So Thanksgiving break was great. Fantastic, in fact! There was family, friends, and food! (man, look at that alliteration). Awesomeness and peace. A wonderful break. However, once Sunday came I was dreading driving the three hours back to Wartburg and being back at college in general.
One of my friends goes to Southern Illinois University in Edwardsville. I love her to death, and I missed her bunches. But once I started talking to her about college I realized I wasn't having the greatest experience at college. While hanging out with her she was texting and emailing her friends from college. I didn't feel the urge to text any of my friends from here. Texting them about anything other than when we're eating seems strange. I began to compare and despair on college experiences. I've never been to a college party. My friends don't stay up late with me talking or watching movies. I don't go out on the weekends or leave campus much at all! WHAT KIND OF COLLEGE LIFE AM I LIVING?!?!
So after that I convinced myself I hated college. Well, maybe not college, but Wartburg. I told myself that I don't have close friends here. There aren't enough opportunities here other than my academics. I don't have fun here ever. Right before leaving I told my mom that we might need to look into transferring schools. I was serious. And I cried a lot of the way home.
But now that it's Thursday and I've gotten back into the swing of college I love it here. I think I've had more fun this week than I have this entire semester. I've been a lot more social, while still being productive, and I have been more open to actually loving it here.
For example, on Tuesday night I went Christmas shopping with my lovely roommate, Abby. We scored big deals at Goodwill and decorated our room. It's Christmas, yo. And Christmas makes me happy. Then last night we actually had people hang out in our room!!! Like, seriously. People never hang out in our room. We don't know why because it's a pretty awesome room. Especially with the Christmas decorations. We just sat in our room and talked for a loooong time. We were gonna watch a movie, but I was fine drinking hot chocolate. And then it got emotional. Solution? Oreo cereal. Yeah, it's a real thing and two people consumed it that were participating in this awesome hangout last night. I guess that the past two days I've started to actually connect to people here and realize that awesomeness does exist outside of my hometown.

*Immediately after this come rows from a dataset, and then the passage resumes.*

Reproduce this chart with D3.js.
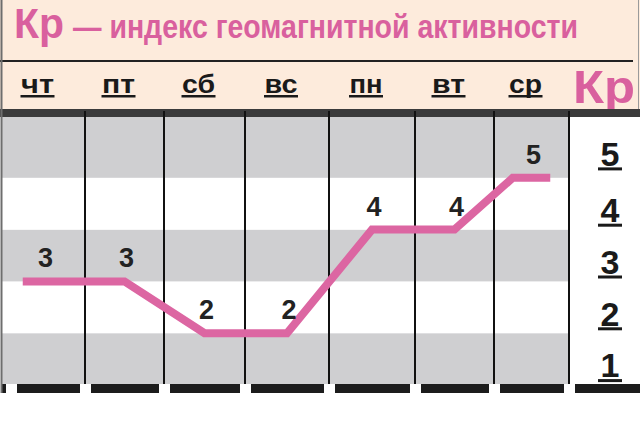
<!DOCTYPE html>
<html>
<head>
<meta charset="utf-8">
<script src="https://cdn.jsdelivr.net/npm/d3@7"></script>
<style>
  body { margin: 0; background: #fff; }
  svg { display: block; }
  text { font-family: "Liberation Sans", Arial, sans-serif; font-weight: bold; }
</style>
</head>
<body>
<div id="chart"></div>
<script>
// data
const days = ['чт', 'пт', 'сб', 'вс', 'пн', 'вт', 'ср'];
const kp = [3, 3, 2, 2, 4, 4, 5];
const levels = [1, 2, 3, 4, 5];
const titleMain = 'Кр';
const titleRest = '— индекс геомагнитной активности';

const width = 640, height = 424;
const pink = '#d9609e', lineColor = '#dc66a2', band = '#cfcfd1', peach = '#fdebdc';

const svg = d3.select('#chart').append('svg')
    .attr('width', width)
    .attr('height', height);

// column edges are hand drawn in the original, so piecewise scale
const x = d3.scaleLinear()
    .domain(d3.range(days.length + 1))
    .range([2, 85, 164, 245, 329, 415, 494, 569]);

const y = d3.scaleLinear()
    .domain([1, 6])
    .range([385, 126]);

const plotTop = 117, plotBottom = 385;
const topLevel = d3.max(levels);
const bandTop = d => d === topLevel ? plotTop : y(d + 1);

// header
svg.append('rect')
    .attr('x', 0).attr('y', 0)
    .attr('width', width).attr('height', 110)
    .attr('fill', peach);

svg.append('line')
    .attr('x1', 0).attr('x2', 633)
    .attr('y1', 61).attr('y2', 61)
    .attr('stroke', '#222').attr('stroke-width', 2);

svg.append('text')
    .attr('x', 14).attr('y', 38)
    .attr('font-size', 42)
    .attr('textLength', 50).attr('lengthAdjust', 'spacingAndGlyphs')
    .attr('fill', pink)
    .text(titleMain);

// condensed look: squeeze horizontally to the measured width
const rest = svg.append('text')
    .attr('font-size', 34)
    .attr('fill', pink)
    .text(titleRest);
const restW = rest.node().getComputedTextLength();
rest.attr('transform', `translate(73,38) scale(${505 / restW},1)`);

// day labels, underlined
const dayLabels = svg.append('g')
    .selectAll('g')
    .data(days)
    .enter()
    .append('g')
    .attr('transform', (d, i) => `translate(${(x(i) + x(i + 1)) / 2 - 6},93)`);

dayLabels.append('text')
    .attr('text-anchor', 'middle')
    .attr('font-size', 25)
    .attr('textLength', 33).attr('lengthAdjust', 'spacingAndGlyphs')
    .attr('fill', '#1a1a1a')
    .text(d => d);

dayLabels.append('rect')
    .attr('x', -17).attr('y', 2)
    .attr('width', 34).attr('height', 2.5)
    .attr('fill', '#1a1a1a');

svg.append('text')
    .attr('x', 573).attr('y', 103)
    .attr('font-size', 46)
    .attr('textLength', 62).attr('lengthAdjust', 'spacingAndGlyphs')
    .attr('fill', pink)
    .text(titleMain);

// plot background bands
svg.append('g')
    .selectAll('rect')
    .data(levels)
    .enter()
    .append('rect')
    .attr('x', x(0))
    .attr('y', d => bandTop(d))
    .attr('width', x(days.length) - x(0))
    .attr('height', d => y(d) - bandTop(d))
    .attr('fill', d => d % 2 ? band : '#fff');

// dark bar under header
svg.append('rect')
    .attr('x', 0).attr('y', 109)
    .attr('width', width).attr('height', 8)
    .attr('fill', '#3b3b3b');

// column lines
svg.append('g')
    .selectAll('line')
    .data(d3.range(1, days.length + 1))
    .enter()
    .append('line')
    .attr('x1', d => x(d)).attr('x2', d => x(d))
    .attr('y1', 111).attr('y2', plotBottom)
    .attr('stroke', '#111').attr('stroke-width', 2);

// bottom bar with gaps at the columns
svg.append('rect')
    .attr('x', 2).attr('y', 384)
    .attr('width', width - 2).attr('height', 9)
    .attr('fill', '#1c1c1c');

svg.append('g')
    .selectAll('rect')
    .data(d3.range(0, days.length + 1))
    .enter()
    .append('rect')
    .attr('x', d => x(d) - 5 + (d === 0 ? 9 : 0))
    .attr('y', 384)
    .attr('width', 11).attr('height', 9)
    .attr('fill', '#fff');

// left border
svg.append('line')
    .attr('x1', 1.5).attr('x2', 1.5)
    .attr('y1', 0).attr('y2', 393)
    .attr('stroke', '#6e6e6e').attr('stroke-width', 2);

svg.append('line')
    .attr('x1', 638.5).attr('x2', 638.5)
    .attr('y1', 0).attr('y2', 109)
    .attr('stroke', '#9a9a9a').attr('stroke-width', 1);

// right axis Kp levels
const axisLabels = svg.append('g')
    .selectAll('g')
    .data(levels)
    .enter()
    .append('g')
    .attr('transform', d => `translate(610,${(bandTop(d) + y(d)) / 2 + 6})`);

axisLabels.append('text')
    .attr('text-anchor', 'middle')
    .attr('dy', '0.36em')
    .attr('font-size', 34)
    .attr('fill', '#1a1a1a')
    .text(d => d);

axisLabels.append('rect')
    .attr('x', -12).attr('y', 14)
    .attr('width', 24).attr('height', 3)
    .attr('fill', '#1a1a1a');

// Kp line: interior days at column centres, end days get a flat cap
const cap = 0.25;
const last = days.length - 1;
const pts = [];
kp.forEach((v, i) => {
    if (i === 0 || i === last) {
        pts.push([i + 0.5 - cap, v], [i + 0.5 + cap, v]);
    } else {
        pts.push([i + 0.5, v]);
    }
});

const line = d3.line()
    .x(d => x(d[0]))
    .y(d => y(d[1]));

svg.append('path')
    .datum(pts)
    .attr('d', line)
    .attr('fill', 'none')
    .attr('stroke', lineColor)
    .attr('stroke-width', 8)
    .attr('stroke-linejoin', 'miter');

// value labels
svg.append('g')
    .selectAll('text')
    .data(kp)
    .enter()
    .append('text')
    .attr('x', (d, i) => (x(i) + x(i + 1)) / 2 + 2)
    .attr('y', d => y(d) - 14)
    .attr('text-anchor', 'middle')
    .attr('font-size', 27)
    .attr('fill', '#222')
    .text(d => d);
</script>
</body>
</html>
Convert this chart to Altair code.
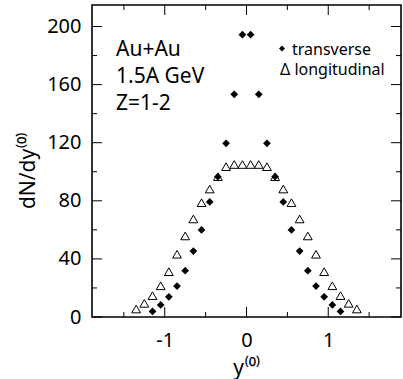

So there's that. I've decided that college is what I make it. Prior to break I was so focused on my studies and a set routine. But once I talked to other people at home about their college experiences I realized I was shutting out social opportunities. I wasn't building relationships because I wasn't allowing my relationships to be a construction zone (great metaphor, right? ehh...). Sure, college isn't all about the social life, but I might as well get to know the people that are around me every day. Otherwise there's not really a chance for me to like it here at all.
And now I am starting to. Great timing right? 2 weeks before a long break I realize I like it here. Oh well. This way I'll be able to start the New Year over with some awesome resolutions which include, but are not limited to, enjoying the college life.
When one is naturally introverted, it is easy to fall into the trap of living in your own mind. It may surprise you, but nearly all college professors are naturally introverted. We spent most of our college learning how to live partially extroverted lives and create a balance between the intellectual life and the celebratory life. I wish you best of luck in finding that balance because it is unique to every person.